§ **Work instructions**: Make an exact copy of the entries, and keep any pictures out of it.
· · · · · · ·
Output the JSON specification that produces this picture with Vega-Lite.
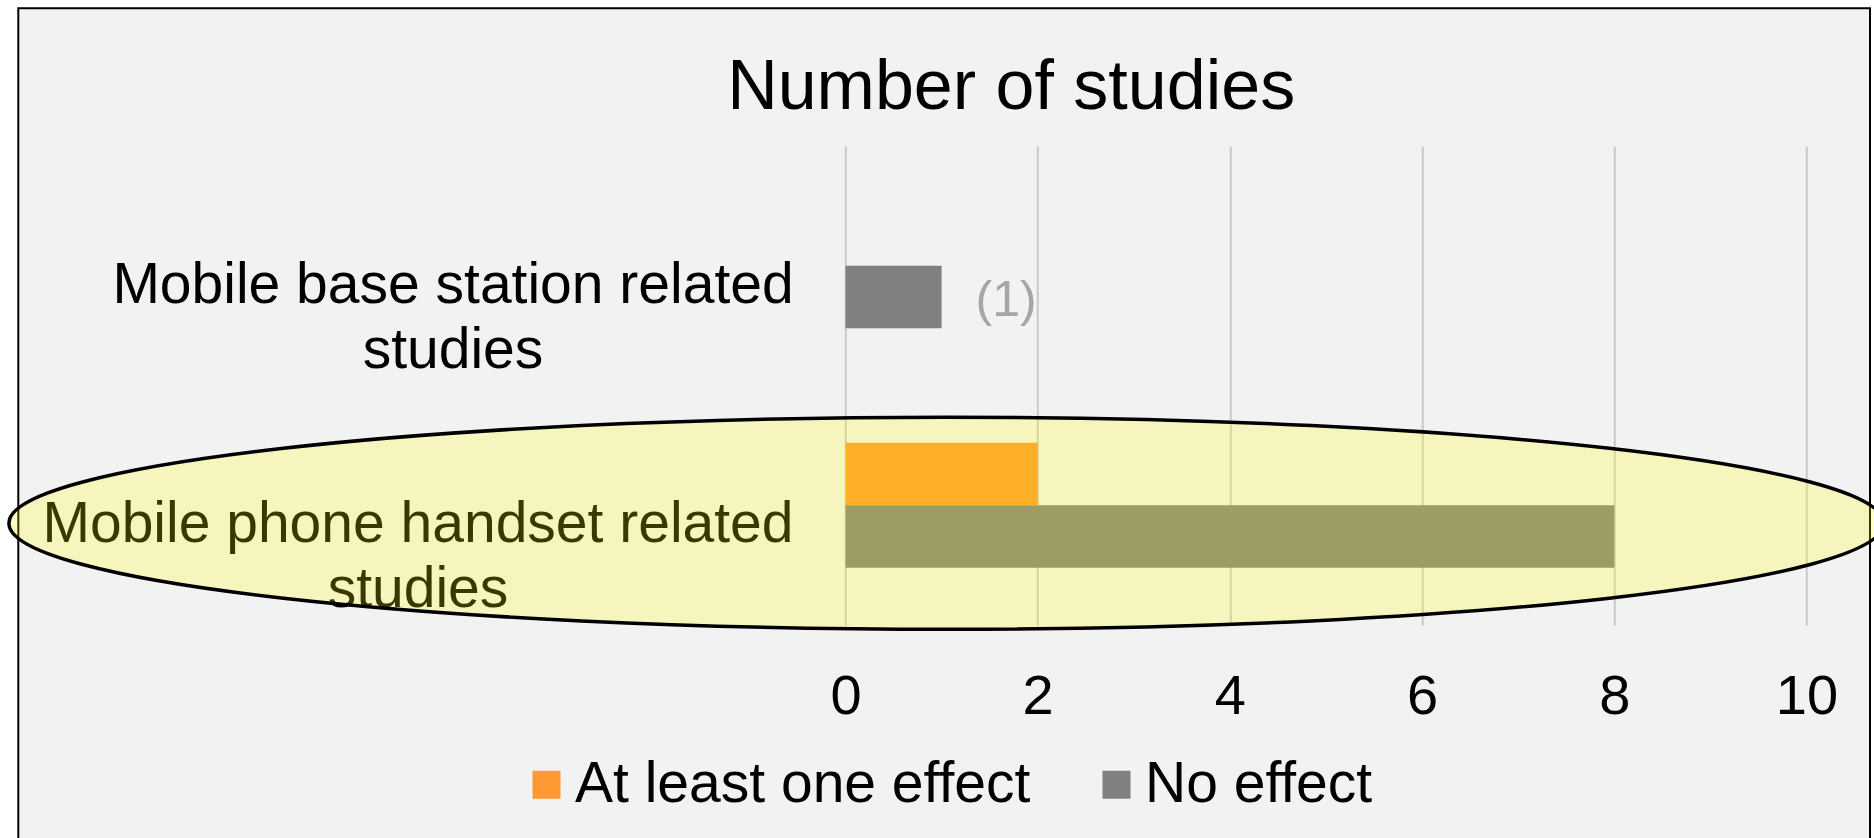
{
  "$schema": "https://vega.github.io/schema/vega-lite/v6.json",
  "width": 1851.7,
  "height": 829.7,
  "autosize": {"type": "none"},
  "padding": {"left": 18.3, "top": 8.3, "right": 4, "bottom": 0},
  "background": "#FFFFFF",
  "config": {
    "font": "Liberation Sans",
    "view": {
      "fill": "#F2F2F2",
      "stroke": "#000000",
      "strokeWidth": 2,
      "strokeDash": [2681.4, 1851.7, 900]
    },
    "axis": {"zindex": 0}
  },
  "title": {
    "text": "Number of studies",
    "fontSize": 70,
    "fontWeight": "normal",
    "color": "#000000",
    "anchor": "middle",
    "dx": 67,
    "offset": -115.7
  },
  "datasets": {
    "studies": [
      {"study": "Mobile base station related studies", "result": "At least one effect", "count": 0},
      {"study": "Mobile base station related studies", "result": "No effect", "count": 1, "label": "(1)"},
      {"study": "Mobile phone handset related studies", "result": "At least one effect", "count": 2},
      {"study": "Mobile phone handset related studies", "result": "No effect", "count": 8}
    ]
  },
  "data": {"name": "studies"},
  "layer": [
    {
      "mark": {"type": "bar"},
      "encoding": {
        "x": {
          "field": "count",
          "type": "quantitative",
          "scale": {"domain": [0, 10], "range": [827.2, 1788.2], "nice": false, "zero": true},
          "axis": {
            "orient": "top",
            "title": null,
            "values": [0, 2, 4, 6, 8, 10],
            "format": "d",
            "grid": true,
            "gridColor": "#C9C9C9",
            "gridWidth": 2,
            "domain": false,
            "ticks": false,
            "tickSize": 0,
            "labelFontSize": 56,
            "labelColor": "#000000",
            "labelBaseline": "alphabetic",
            "labelPadding": -704.7,
            "labelFlush": false,
            "labelOverlap": false,
            "labelBound": false
          }
        },
        "y": {
          "field": "study",
          "type": "nominal",
          "scale": {"range": [137.7, 616.7], "paddingInner": 0, "paddingOuter": 0},
          "axis": {
            "title": null,
            "offset": -827.2,
            "domain": false,
            "ticks": false,
            "tickSize": 0,
            "grid": false,
            "labelFontSize": 57,
            "labelColor": "#000000",
            "labelLineHeight": 65,
            "labelAlign": "center",
            "labelBaseline": "middle",
            "labelOffset": 20,
            "labelLimit": 2000,
            "labelPadding": {
              "condition": {"test": "datum.value === 'Mobile base station related studies'", "value": 393},
              "value": 428
            },
            "labelExpr": "[slice(datum.value, 0, -8), 'studies']"
          }
        },
        "yOffset": {
          "field": "result",
          "type": "nominal",
          "scale": {"paddingInner": 0, "paddingOuter": 0.916}
        },
        "color": {
          "field": "result",
          "type": "nominal",
          "scale": {"domain": ["At least one effect", "No effect"], "range": ["#FF9933", "#808080"]},
          "legend": {
            "title": null,
            "orient": "none",
            "direction": "horizontal",
            "legendX": 499.7,
            "legendY": 747.7,
            "padding": 0,
            "symbolType": "square",
            "symbolSize": 784,
            "symbolStrokeWidth": 0,
            "labelFontSize": 57,
            "labelColor": "#000000",
            "labelOffset": 0,
            "labelLimit": 2000,
            "columnPadding": 57
          }
        }
      }
    },
    {
      "transform": [{"filter": "isValid(datum.label)"}],
      "mark": {"type": "text", "align": "left", "baseline": "middle", "dx": 34, "dy": 4, "fontSize": 50, "color": "#A6A6A6"},
      "encoding": {
        "x": {"field": "count", "type": "quantitative"},
        "y": {"field": "study", "type": "nominal"},
        "yOffset": {"field": "result", "type": "nominal"},
        "text": {"field": "label"}
      }
    },
    {
      "data": {"values": [{"note": "handset highlight"}]},
      "mark": {
        "type": "point",
        "shape": "M -1 0 A 1 0.1131 0 1 1 1 0 A 1 0.1131 0 1 1 -1 0 Z",
        "size": 3515625,
        "filled": true,
        "fill": "#FFFF00",
        "fillOpacity": 0.22,
        "opacity": 1,
        "stroke": "#000000",
        "strokeOpacity": 1,
        "strokeWidth": 3.5,
        "yOffset": 18
      },
      "encoding": {
        "x": {"datum": 1.05, "type": "quantitative"},
        "y": {"datum": "Mobile phone handset related studies", "type": "nominal"}
      }
    }
  ]
}
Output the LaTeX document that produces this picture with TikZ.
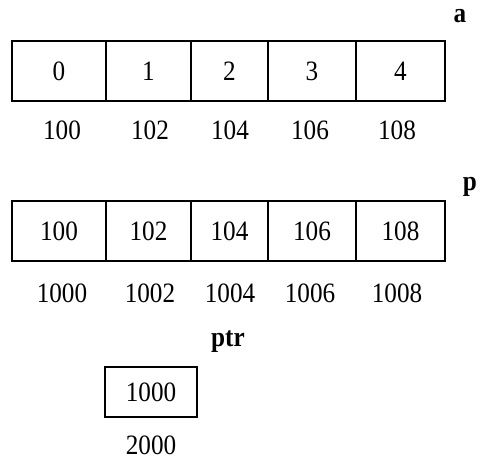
· · · · · · ·
§ **Worked answer**:
Output the JSON specification that produces this picture with Vega-Lite.
{
  "$schema": "https://vega.github.io/schema/vega-lite/v6.json",
  "width": 1851.7,
  "height": 829.7,
  "autosize": {"type": "none"},
  "padding": {"left": 18.3, "top": 8.3, "right": 4, "bottom": 0},
  "background": "#FFFFFF",
  "config": {
    "font": "Liberation Sans",
    "view": {
      "fill": "#F2F2F2",
      "stroke": "#000000",
      "strokeWidth": 2,
      "strokeDash": [2681.4, 1851.7, 900]
    },
    "axis": {"zindex": 0}
  },
  "title": {
    "text": "Number of studies",
    "fontSize": 70,
    "fontWeight": "normal",
    "color": "#000000",
    "anchor": "middle",
    "dx": 67,
    "offset": -115.7
  },
  "datasets": {
    "studies": [
      {"study": "Mobile base station related studies", "result": "At least one effect", "count": 0},
      {"study": "Mobile base station related studies", "result": "No effect", "count": 1, "label": "(1)"},
      {"study": "Mobile phone handset related studies", "result": "At least one effect", "count": 2},
      {"study": "Mobile phone handset related studies", "result": "No effect", "count": 8}
    ]
  },
  "data": {"name": "studies"},
  "layer": [
    {
      "mark": {"type": "bar"},
      "encoding": {
        "x": {
          "field": "count",
          "type": "quantitative",
          "scale": {"domain": [0, 10], "range": [827.2, 1788.2], "nice": false, "zero": true},
          "axis": {
            "orient": "top",
            "title": null,
            "values": [0, 2, 4, 6, 8, 10],
            "format": "d",
            "grid": true,
            "gridColor": "#C9C9C9",
            "gridWidth": 2,
            "domain": false,
            "ticks": false,
            "tickSize": 0,
            "labelFontSize": 56,
            "labelColor": "#000000",
            "labelBaseline": "alphabetic",
            "labelPadding": -704.7,
            "labelFlush": false,
            "labelOverlap": false,
            "labelBound": false
          }
        },
        "y": {
          "field": "study",
          "type": "nominal",
          "scale": {"range": [137.7, 616.7], "paddingInner": 0, "paddingOuter": 0},
          "axis": {
            "title": null,
            "offset": -827.2,
            "domain": false,
            "ticks": false,
            "tickSize": 0,
            "grid": false,
            "labelFontSize": 57,
            "labelColor": "#000000",
            "labelLineHeight": 65,
            "labelAlign": "center",
            "labelBaseline": "middle",
            "labelOffset": 20,
            "labelLimit": 2000,
            "labelPadding": {
              "condition": {"test": "datum.value === 'Mobile base station related studies'", "value": 393},
              "value": 428
            },
            "labelExpr": "[slice(datum.value, 0, -8), 'studies']"
          }
        },
        "yOffset": {
          "field": "result",
          "type": "nominal",
          "scale": {"paddingInner": 0, "paddingOuter": 0.916}
        },
        "color": {
          "field": "result",
          "type": "nominal",
          "scale": {"domain": ["At least one effect", "No effect"], "range": ["#FF9933", "#808080"]},
          "legend": {
            "title": null,
            "orient": "none",
            "direction": "horizontal",
            "legendX": 499.7,
            "legendY": 747.7,
            "padding": 0,
            "symbolType": "square",
            "symbolSize": 784,
            "symbolStrokeWidth": 0,
            "labelFontSize": 57,
            "labelColor": "#000000",
            "labelOffset": 0,
            "labelLimit": 2000,
            "columnPadding": 57
          }
        }
      }
    },
    {
      "transform": [{"filter": "isValid(datum.label)"}],
      "mark": {"type": "text", "align": "left", "baseline": "middle", "dx": 34, "dy": 4, "fontSize": 50, "color": "#A6A6A6"},
      "encoding": {
        "x": {"field": "count", "type": "quantitative"},
        "y": {"field": "study", "type": "nominal"},
        "yOffset": {"field": "result", "type": "nominal"},
        "text": {"field": "label"}
      }
    },
    {
      "data": {"values": [{"note": "handset highlight"}]},
      "mark": {
        "type": "point",
        "shape": "M -1 0 A 1 0.1131 0 1 1 1 0 A 1 0.1131 0 1 1 -1 0 Z",
        "size": 3515625,
        "filled": true,
        "fill": "#FFFF00",
        "fillOpacity": 0.22,
        "opacity": 1,
        "stroke": "#000000",
        "strokeOpacity": 1,
        "strokeWidth": 3.5,
        "yOffset": 18
      },
      "encoding": {
        "x": {"datum": 1.05, "type": "quantitative"},
        "y": {"datum": "Mobile phone handset related studies", "type": "nominal"}
      }
    }
  ]
}
Output the LaTeX document that produces this picture with TikZ.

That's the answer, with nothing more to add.